Когда же с приездом поляков и литовцев на свадьбу Марины Мнишек предпочтения, которые Лжедмитрий оказывал иноземцам перед русскими людьми, вышли наружу, то заговорщикам во главе с князем Василием Ивановичем Шуйским понадобилось совсем немного, чтобы разжечь огонь возмущения черни. Основные мотивы выступления против царя переданы Петром Петреем: «Этот Шуйский велел тайком позвать к себе на двор капитанов и капралов с некоторыми дворянами и богатейшими гражданами, которые были самые искренние его друзья. Он объяснил им, что вся Россия каждый час и каждую минуту находится в великой опасности от нового великого князя и иностранцев, которых набралось сюда такое множество: чего давно боялись русские, теперь сбылось, как они сами узнают на деле. Желая прежде всех на что-нибудь решиться для этого дела, он едва было не потерял своей дорогой головы, и во всей Москве не нашлось бы никого, кто бы сделал что-нибудь для того или отважился на что для себя и государства. Но теперь они ясно видят, что из того выходит, а именно: погибель и конец всем русским; они будут крепостными холопами и рабами поляков, подвергнутся их игу и службе… Потому что он любит иностранцев, ненавидит и гонит своих собственных земляков, поносит святых, оскверняет церкви, преследует духовных лиц, выгоняет их из домов и дворов и отводит там жилище чужеземцам. Когда он ходит в церкви, к Деве ли Марии, или к святому Николаю и другим святым, за ним тащатся и поляки со своими собаками и оскверняют святыню; он не пускает к себе ни одного русского, высокого или низкого звания, без воли и согласия поляков, которые скоро заберут себе все что ни есть в казне, и она вскоре совсем опустеет. Из того всякому смышленому человеку легко заключить и видеть, что он наверное замышляет отменить древнюю греческую веру, а вместо нее установить и распространить католическую»117. То, что передавал в своем сочинении Петр Петрей, стало официальной версией следующего царствования, так как князь Василий Шуйский всем говорил, что желал опередить Дмитрия и не дать ему до конца разорить страну и убить всех бояр.
В день Николы Вешнего, 9 мая 1606 года, на следующий день после свадьбы, был дан обед как для своих бояр, так и для сандомирского воеводы Юрия Мнишка и всех родственников императрицы Марии. Опять царю Дмитрию следовало быть более осторожным: он знал, что свадебные торжества будут продолжаться несколько дней, и не обратил внимания на то, что один из этих дней совпадает с любимым в народе церковным праздником. «Банкет» несколько задержался из-за того, что молодые по обычаю мылись в бане. (В Москве не верили уже и этому, приписывая царю и другие нарушения обрядов: он будто бы не очистился от «греха».)

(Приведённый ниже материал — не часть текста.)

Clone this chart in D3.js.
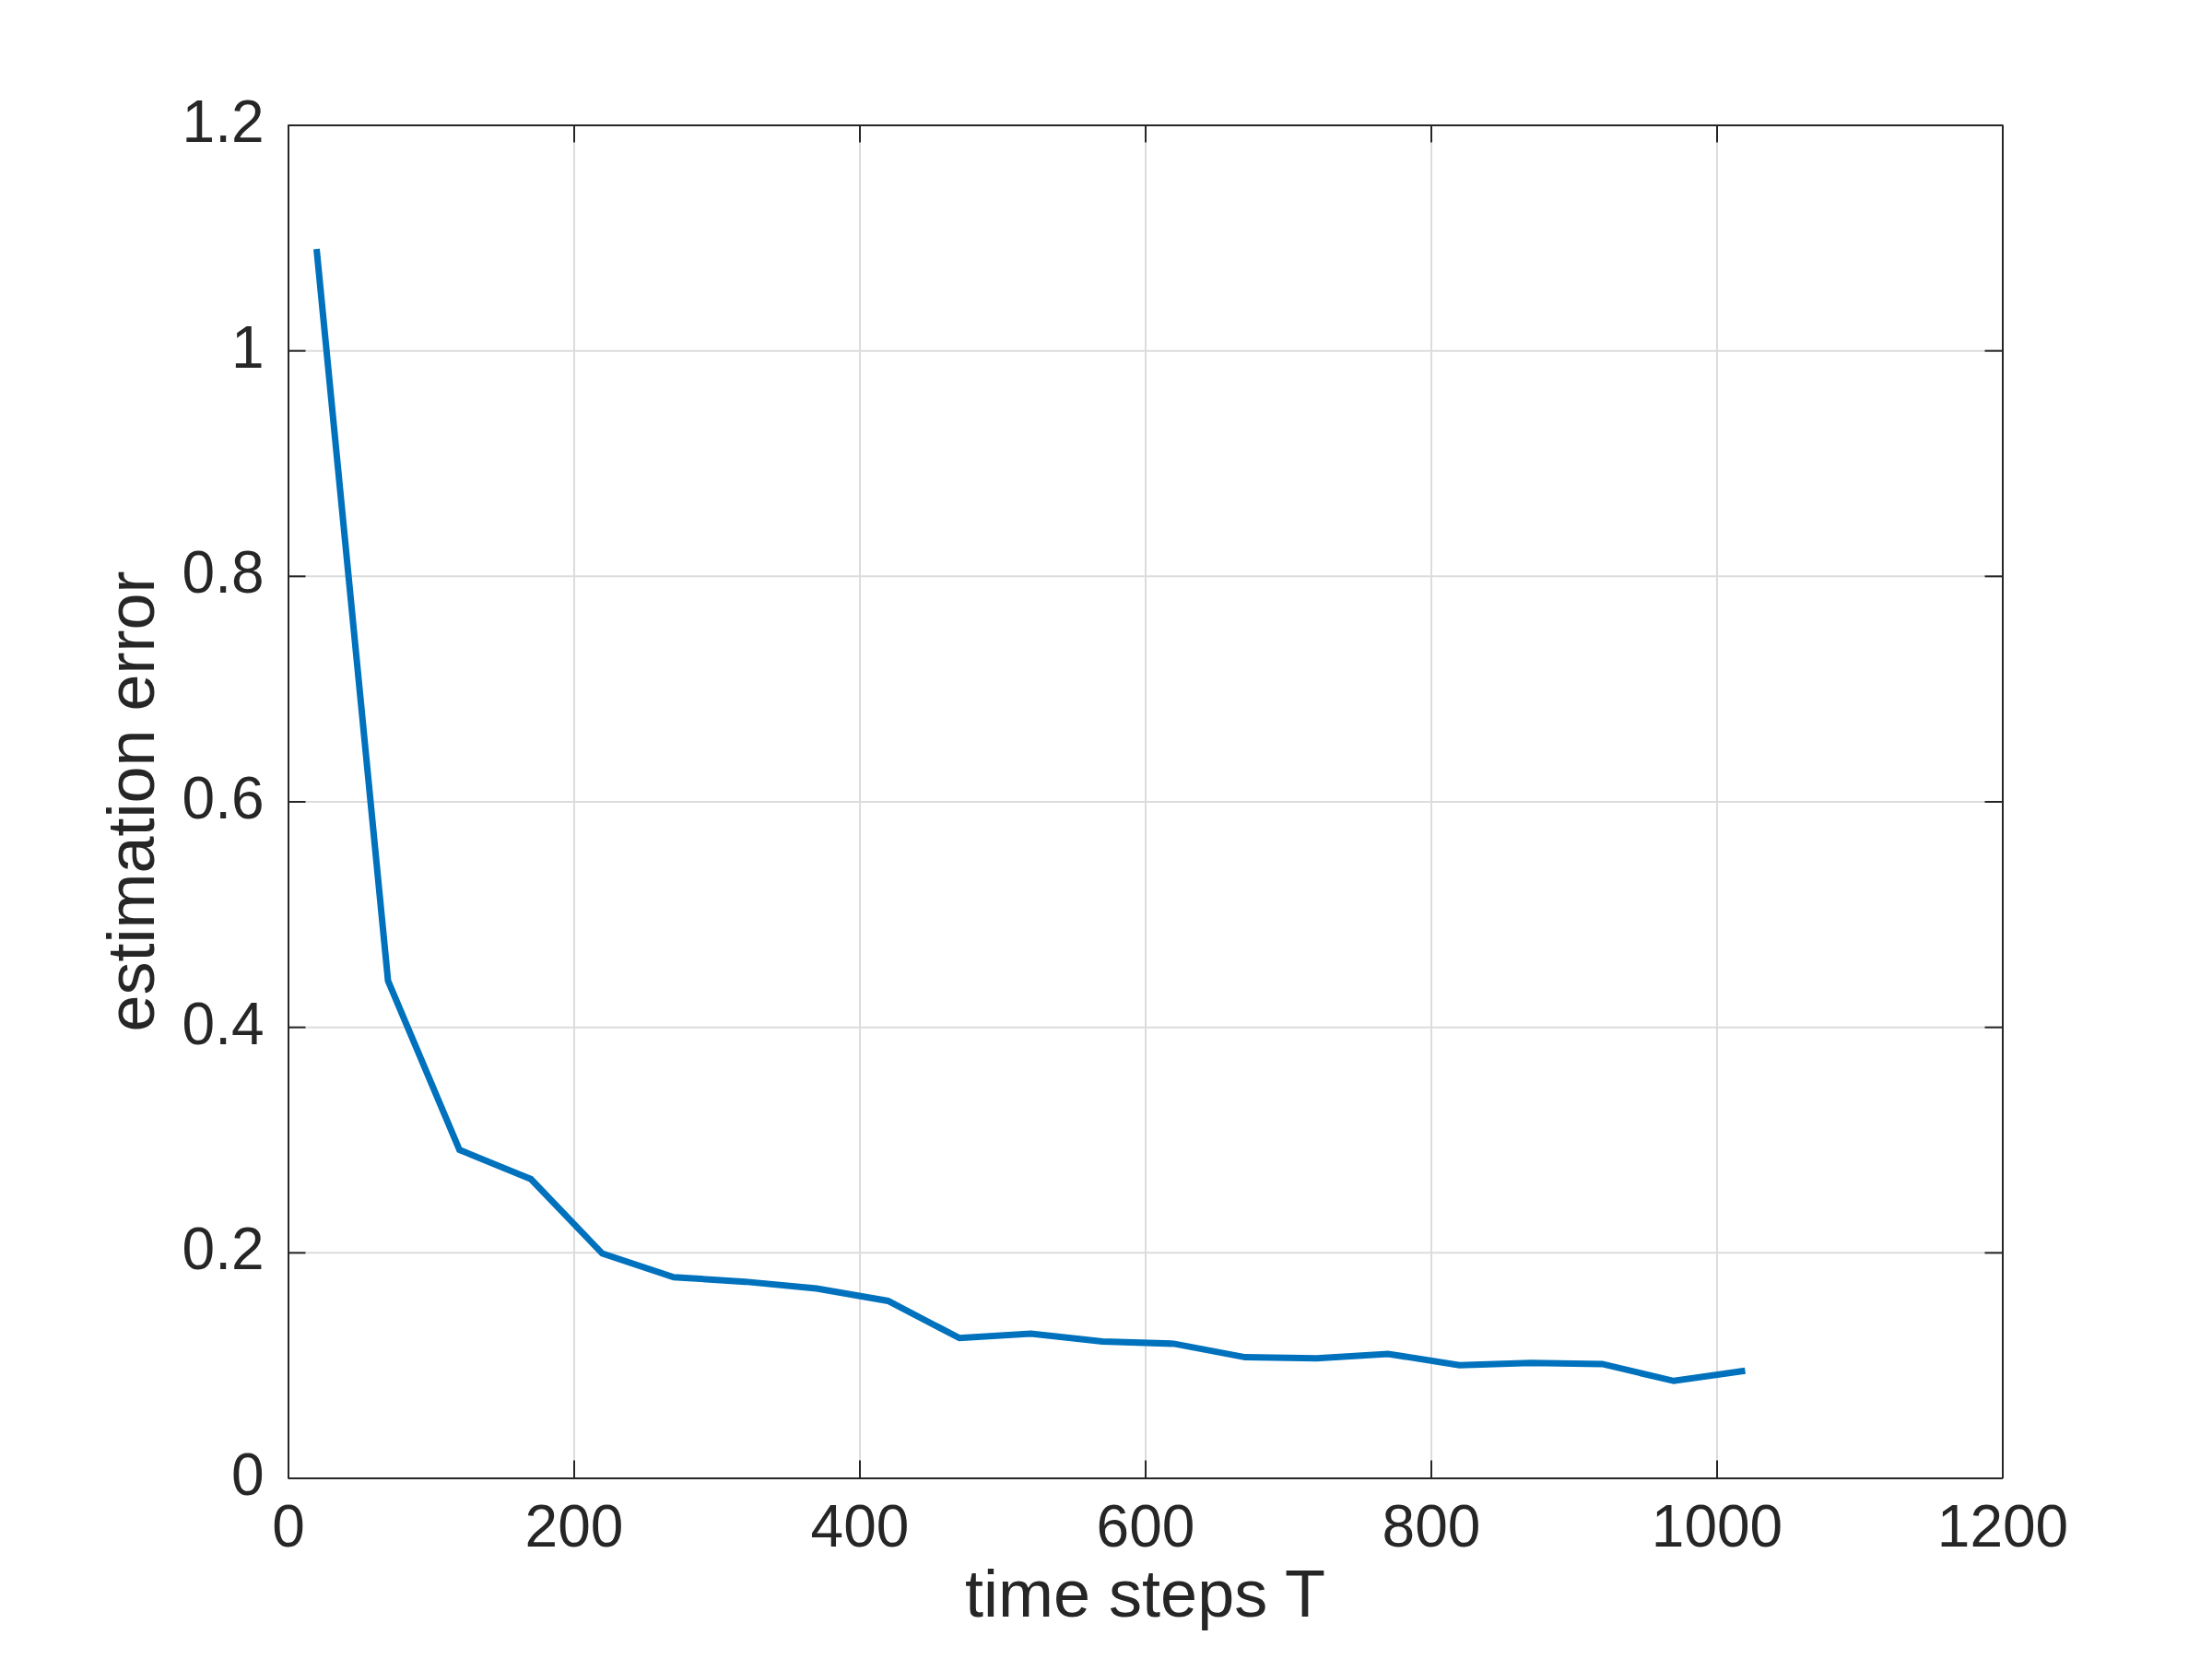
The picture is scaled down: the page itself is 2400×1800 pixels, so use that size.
<!DOCTYPE html>
<html>
<head>
<meta charset="utf-8">
<script src="https://cdn.jsdelivr.net/npm/d3@7"></script>
<style>
  body { margin: 0; background: #fff; }
  .chart text { font-family: "Liberation Sans", Arial, Helvetica, sans-serif; fill: #262626; }
  .grid line { stroke: #dcdcdc; stroke-width: 2; }
  .grid path { display: none; }
  .axis path, .axis line { stroke: #262626; stroke-width: 2; }
</style>
</head>
<body>
<div class="chart"></div>
<script>
const WIDTH = 2400;
const HEIGHT = 1800;
const LEFT = 312.5;
const TOP = 135.5;
const INNER_WIDTH = 1860;
const INNER_HEIGHT = 1468;

// data
var timeSteps = [20, 70, 120, 170, 220, 270, 320, 370, 420, 470, 520, 570, 620, 670, 720, 770, 820, 870, 920, 970, 1020];
var estimationError = [1.09, 0.441, 0.291, 0.265, 0.199, 0.178, 0.174, 0.168, 0.157, 0.124, 0.128, 0.121, 0.119, 0.107, 0.106, 0.110, 0.100, 0.102, 0.101, 0.086, 0.095];
var xTicks = [0, 200, 400, 600, 800, 1000, 1200];
var yTicks = [0, 0.2, 0.4, 0.6, 0.8, 1, 1.2];
var xLabel = 'time steps T';
var yLabel = 'estimation error';

var xScale = d3.scaleLinear().domain([0, 1200]).range([0, INNER_WIDTH]);
var yScale = d3.scaleLinear().domain([0, 1.2]).range([INNER_HEIGHT, 0]);

var svg = d3.select('.chart').append('svg')
    .attr('width', WIDTH)
    .attr('height', HEIGHT);

var g = svg.append('g')
    .attr('transform', 'translate(' + LEFT + ',' + TOP + ')');

function drawGrid() {
    g.append('g').attr('class', 'grid')
        .attr('transform', 'translate(0,' + INNER_HEIGHT + ')')
        .call(d3.axisBottom(xScale).tickValues(xTicks).tickSize(-INNER_HEIGHT).tickFormat(''));
    g.append('g').attr('class', 'grid')
        .call(d3.axisLeft(yScale).tickValues(yTicks).tickSize(-INNER_WIDTH).tickFormat(''));
}

function drawLine() {
    var line = d3.line()
        .x(function (d, i) { return xScale(timeSteps[i]); })
        .y(function (d) { return yScale(d); });
    g.append('path')
        .attr('d', line(estimationError))
        .attr('fill', 'none')
        .attr('stroke', '#0072BD')
        .attr('stroke-width', 7)
        .attr('stroke-linejoin', 'miter');
}

function drawAxes() {
    var bottom = g.append('g').attr('class', 'axis')
        .attr('transform', 'translate(0,' + INNER_HEIGHT + ')')
        .call(d3.axisBottom(xScale).tickValues(xTicks).tickSizeInner(-19).tickSizeOuter(0).tickFormat(d3.format('d')));
    bottom.selectAll('text')
        .attr('y', 74).attr('dy', null)
        .style('font-size', '64px');

    var left = g.append('g').attr('class', 'axis')
        .call(d3.axisLeft(yScale).tickValues(yTicks).tickSizeInner(-19).tickSizeOuter(0).tickFormat(d3.format('~g')));
    left.selectAll('text')
        .attr('x', -26).attr('dy', 18)
        .style('font-size', '64px');

    g.append('g').attr('class', 'axis')
        .call(d3.axisTop(xScale).tickValues(xTicks).tickSizeInner(-19).tickSizeOuter(0).tickFormat(''));
    g.append('g').attr('class', 'axis')
        .attr('transform', 'translate(' + INNER_WIDTH + ',0)')
        .call(d3.axisRight(yScale).tickValues(yTicks).tickSizeInner(-19).tickSizeOuter(0).tickFormat(''));
    g.selectAll('.axis text').attr('fill', '#262626');
}

function drawLabels() {
    g.append('text')
        .attr('x', INNER_WIDTH / 2)
        .attr('y', 1754 - TOP)
        .attr('text-anchor', 'middle')
        .style('font-size', '72px')
        .text(xLabel);
    g.append('text')
        .attr('transform', 'translate(' + (166.7 - LEFT) + ',' + (INNER_HEIGHT / 2) + ') rotate(-90)')
        .attr('text-anchor', 'middle')
        .style('font-size', '72px')
        .text(yLabel);
}

drawGrid();
drawLine();
drawAxes();
drawLabels();
</script>
</body>
</html>
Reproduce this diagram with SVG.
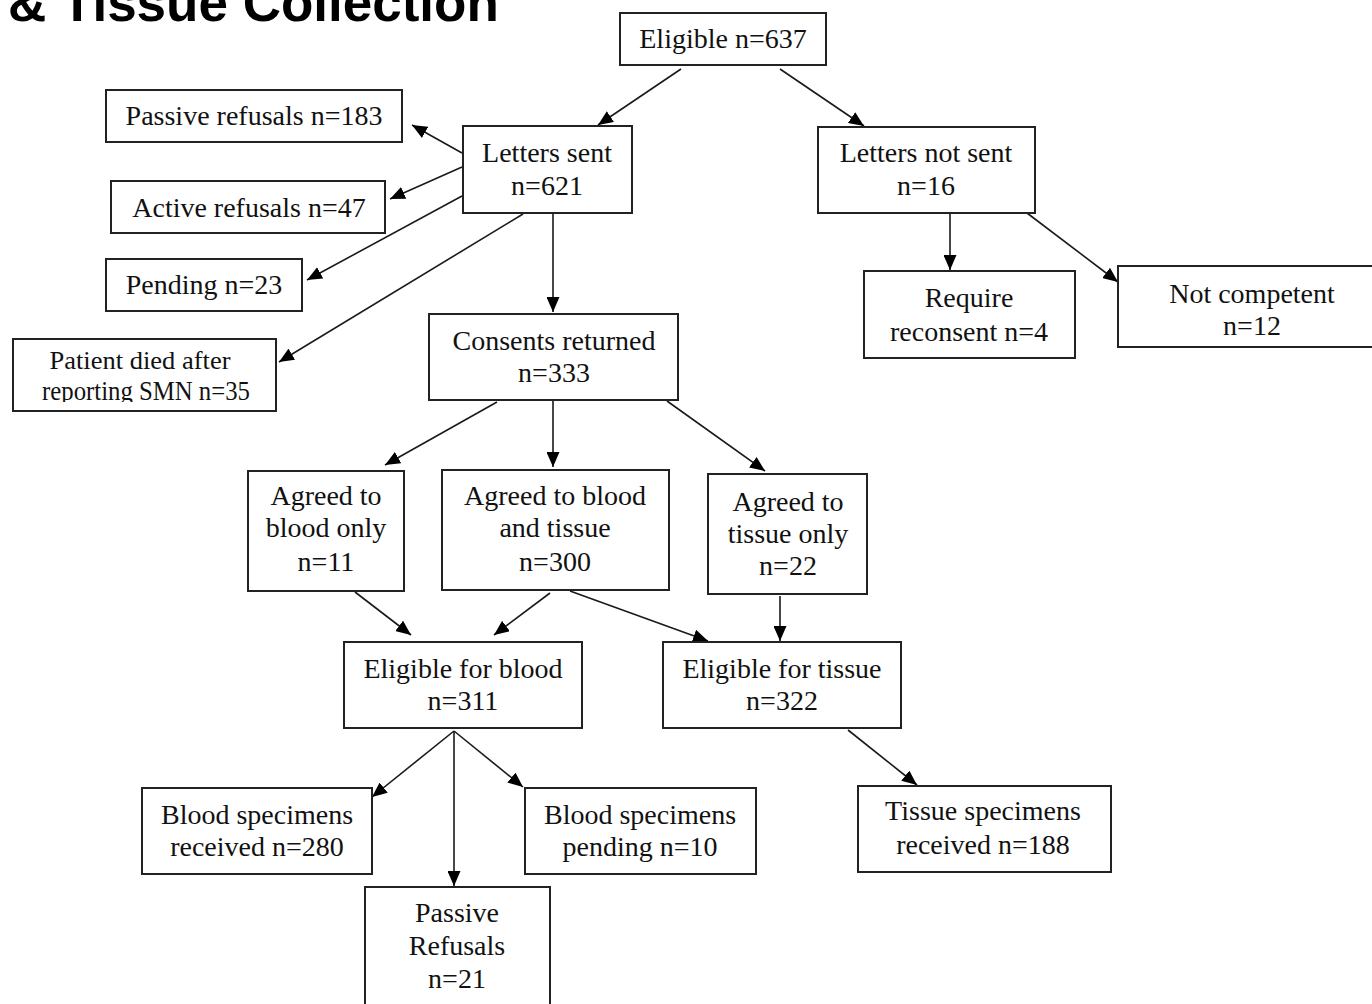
<svg xmlns="http://www.w3.org/2000/svg" width="1372" height="1004" viewBox="0 0 1372 1004">
<style>
.box{fill:#fff;stroke:#222;stroke-width:2}
.t{font-family:"Liberation Serif","Times New Roman",serif;font-size:28px;fill:#111;text-anchor:middle}
.title{font-family:"Liberation Sans",Arial,sans-serif;font-size:53px;font-weight:bold;fill:#000}
.c{stroke:#1a1a1a;stroke-width:1.6;fill:none;marker-end:url(#ah)}
</style>
<defs>
<marker id="ah" markerUnits="userSpaceOnUse" markerWidth="16" markerHeight="13" refX="15" refY="6.5" orient="auto">
<path d="M0,0 L15,6.5 L0,13 z" fill="#000"/>
</marker>
<clipPath id="clipDied"><rect x="13" y="339" width="263" height="63"/></clipPath>
</defs>
<rect width="1372" height="1004" fill="#fff"/>
<text class="title" x="8" y="21">&amp; Tissue Collection</text>

<g id="connectors">
<line class="c" x1="681" y1="69" x2="598" y2="125"/>
<line class="c" x1="780" y1="69" x2="864" y2="126"/>
<line class="c" x1="462" y1="153" x2="412" y2="125"/>
<line class="c" x1="462" y1="167" x2="390" y2="199"/>
<line class="c" x1="462" y1="196" x2="307" y2="280"/>
<line class="c" x1="523" y1="214" x2="279" y2="362"/>
<line class="c" x1="553" y1="213" x2="553" y2="312"/>
<line class="c" x1="950" y1="213" x2="950" y2="270"/>
<line class="c" x1="1027" y1="213" x2="1118" y2="282"/>
<line class="c" x1="497" y1="402" x2="385" y2="465"/>
<line class="c" x1="553" y1="400" x2="553" y2="467"/>
<line class="c" x1="667" y1="401" x2="765" y2="471"/>
<line class="c" x1="355" y1="592" x2="411" y2="635"/>
<line class="c" x1="550" y1="593" x2="494" y2="635"/>
<line class="c" x1="570" y1="591" x2="708" y2="641"/>
<line class="c" x1="780" y1="596" x2="780" y2="641"/>
<line class="c" x1="454" y1="731" x2="372" y2="797"/>
<line class="c" x1="454" y1="731" x2="454" y2="886"/>
<line class="c" x1="454" y1="731" x2="523" y2="787"/>
<line class="c" x1="848" y1="730" x2="917" y2="785"/>
</g>

<g id="eligible">
<rect class="box" x="620" y="13" width="206" height="52"/>
<text class="t" x="723" y="48">Eligible n=637</text>
</g>
<g id="letters-sent">
<rect class="box" x="463" y="126" width="169" height="87"/>
<text class="t" x="547" y="162">Letters sent</text>
<text class="t" x="547" y="195">n=621</text>
</g>
<g id="letters-not-sent">
<rect class="box" x="818" y="127" width="217" height="86"/>
<text class="t" x="926" y="162">Letters not sent</text>
<text class="t" x="926" y="195">n=16</text>
</g>
<g id="passive-refusals">
<rect class="box" x="106" y="90" width="296" height="52"/>
<text class="t" x="254" y="125">Passive refusals n=183</text>
</g>
<g id="active-refusals">
<rect class="box" x="111" y="181" width="274" height="52"/>
<text class="t" x="249" y="217">Active refusals n=47</text>
</g>
<g id="pending">
<rect class="box" x="106" y="259" width="196" height="52"/>
<text class="t" x="204" y="294">Pending n=23</text>
</g>
<g id="patient-died">
<rect class="box" x="13" y="339" width="263" height="72"/>
<text class="t" x="140" y="369" style="font-size:25px" textLength="181" lengthAdjust="spacingAndGlyphs">Patient died after</text>
<g clip-path="url(#clipDied)">
<text class="t" x="146" y="400" textLength="208" lengthAdjust="spacingAndGlyphs">reporting SMN n=35</text>
</g>
</g>
<g id="consents-returned">
<rect class="box" x="429" y="314" width="249" height="86"/>
<text class="t" x="554" y="350">Consents returned</text>
<text class="t" x="554" y="382">n=333</text>
</g>
<g id="require-reconsent">
<rect class="box" x="864" y="271" width="211" height="87"/>
<text class="t" x="969" y="307">Require</text>
<text class="t" x="969" y="341">reconsent n=4</text>
</g>
<g id="not-competent">
<rect class="box" x="1118" y="266" width="260" height="81"/>
<text class="t" x="1252" y="303">Not competent</text>
<text class="t" x="1252" y="335">n=12</text>
</g>
<g id="agreed-blood-only">
<rect class="box" x="248" y="471" width="156" height="120"/>
<text class="t" x="326" y="505">Agreed to</text>
<text class="t" x="326" y="537">blood only</text>
<text class="t" x="326" y="571">n=11</text>
</g>
<g id="agreed-blood-tissue">
<rect class="box" x="442" y="470" width="227" height="120"/>
<text class="t" x="555" y="505">Agreed to blood</text>
<text class="t" x="555" y="537">and tissue</text>
<text class="t" x="555" y="571">n=300</text>
</g>
<g id="agreed-tissue-only">
<rect class="box" x="708" y="474" width="159" height="120"/>
<text class="t" x="788" y="511">Agreed to</text>
<text class="t" x="788" y="543">tissue only</text>
<text class="t" x="788" y="575">n=22</text>
</g>
<g id="eligible-blood">
<rect class="box" x="344" y="642" width="238" height="86"/>
<text class="t" x="463" y="678">Eligible for blood</text>
<text class="t" x="463" y="710">n=311</text>
</g>
<g id="eligible-tissue">
<rect class="box" x="663" y="642" width="238" height="86"/>
<text class="t" x="782" y="678">Eligible for tissue</text>
<text class="t" x="782" y="710">n=322</text>
</g>
<g id="blood-received">
<rect class="box" x="142" y="788" width="230" height="86"/>
<text class="t" x="257" y="824">Blood specimens</text>
<text class="t" x="257" y="856">received n=280</text>
</g>
<g id="blood-pending">
<rect class="box" x="525" y="788" width="231" height="86"/>
<text class="t" x="640" y="824">Blood specimens</text>
<text class="t" x="640" y="856">pending n=10</text>
</g>
<g id="passive-refusals-21">
<rect class="box" x="365" y="887" width="185" height="130"/>
<text class="t" x="457" y="922">Passive</text>
<text class="t" x="457" y="955">Refusals</text>
<text class="t" x="457" y="988">n=21</text>
</g>
<g id="tissue-received">
<rect class="box" x="858" y="786" width="253" height="86"/>
<text class="t" x="983" y="820">Tissue specimens</text>
<text class="t" x="983" y="854">received n=188</text>
</g>
</svg>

С другой стороны, во все время свадебных торжеств продолжались трения из-за непризнанного императорского титула Дмитрия. Царскому тестю пришлось сразу вступить в конфликт с зятем, потому что царь Дмитрий так и не уважил его просьбу и не пригласил на обед послов Николая Олесницкого и Александра Госевского. В итоге пир проходил не только без послов, но и без воеводы Юрия Мнишка. Но что за шутки отпускал царь Дмитрий! От него досталось по какому-то малозначительному поводу королю Сигизмунду III. Стремясь исправить положение, царь Дмитрий Иванович «прошелся» по болезненной страсти к затворничеству германского императора Рудольфа II, сказав, что тот еще «больший дурак». Не пощадил царь и самого главу католической церкви. «Даже и папы не оставил за то, что он приказывает целовать себя в ногу», — писал участник царских пиров Станислав Немоевский. А ведь не так давно сам Дмитрий готов был целовать туфли даже папскому нунцию!
От неделикатных шуток доставалось и тем, кому самозванец был многим обязан. От его острого языка пострадал отец-бернардинец Франтишек Помасский, наставлявший некогда царевича в духовных беседах в Самборе. Прямым намеком возвращенному из опалы боярину князю Василию Шуйскому было высказанное на обеде замечание, что «монархи с удовольствием видят предательство, но самими предателями гнушаются». И дело объяснялось отнюдь не хмелем и не тем, что царь Дмитрий потерял голову от счастья. Его пьянила и делала до конца счастливым только одна страсть — к власти. Соперников себе среди живущих монархов и королей он не видел. Поэтому часто, в том числе и во время этого обеда, он возвращался в своих речах к Александру Македонскому, о котором заметил, «что в виду его великих достоинств и храбрости, он и по смерти ему друг». Заметим, как выдает иногда человека особенность построения фразы: Лжедмитрий говорил: «он мне друг», а не «я ему друг», ставя себя выше и самого Александра Македонского.